Human and Machine Reliability in Postural Assessment of Forest Operations by OWAS Method: Level of Agreement and Time Resources

In forest operations, traditional ergonomic studies have been carried out by assessing body posture manually, but such assessments may suffer in terms of efficiency and reliability. Advancements in machine learning provided the opportunity to overcome many of the limitations of the manual approach. This study evaluated the intra- and inter-reliability of postural assessments in manual and motor-manual forest operations using the Ovako Working Posture Analysing System (OWAS)—which is one of the most used methods in forest operations ergonomics—by considering the predictions of a deep learning model as reference data and the rating inputs of three raters done in two replicates, over 100 images. The results indicated moderate to almost perfect intra-rater agreement (Cohen’s kappa = 0.48–1.00) and slight to substantial agreement (Cohen’s kappa = 0.02–0.64) among human raters.
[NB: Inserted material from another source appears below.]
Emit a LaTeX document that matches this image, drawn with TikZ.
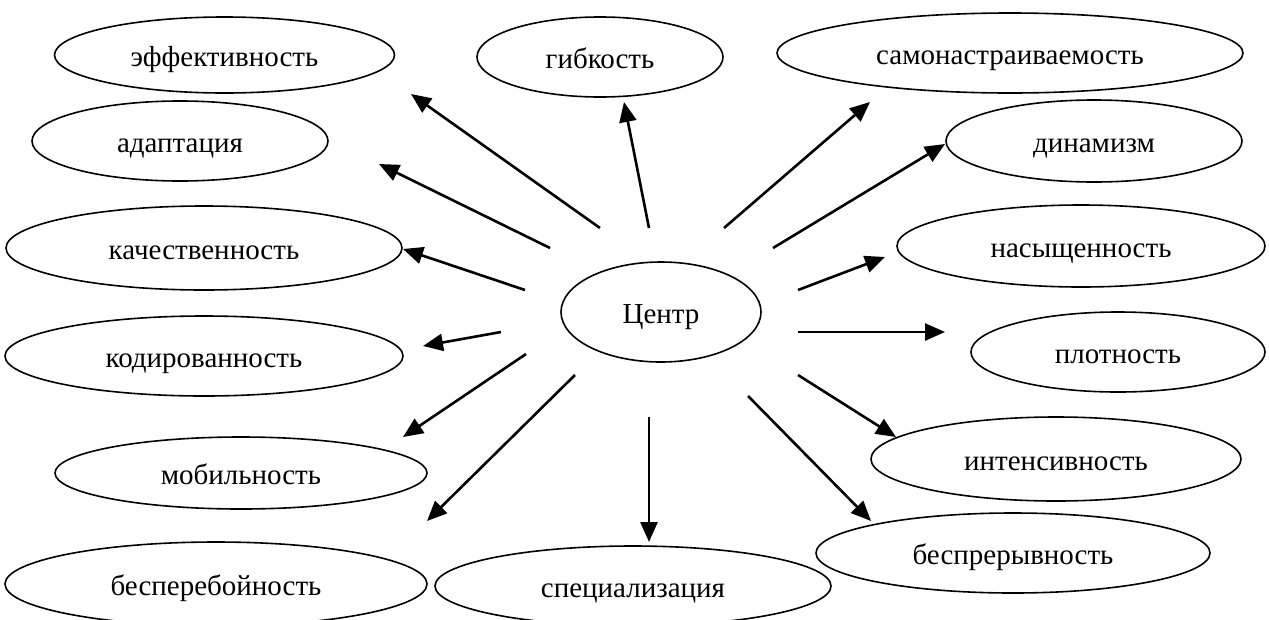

Inter-rater agreement between pairwise human-model datasets ranged from poor to fair (Cohen’s kappa = −0.03–0.34) and from fair to moderate when integrating all the human ratings with those of the model (Fleiss’ kappa = 0.28–0.49). The deep learning (DL) model highly outperformed human raters in assessment speed, requiring just one second per image, which, on average, was 19 to 53 times faster compared to human ratings. These findings highlight the efficiency and potential of integrating DL algorithms into OWAS assessments, offering a rapid and resource-efficient alternative while maintaining comparable reliability. However, challenges remain regarding subjective interpretations of complex postures. Future research should focus on refining algorithm parameters, enhancing human rater training, and expanding annotated datasets to improve alignment between model outputs and human assessments, advancing postural assessments in forest operations.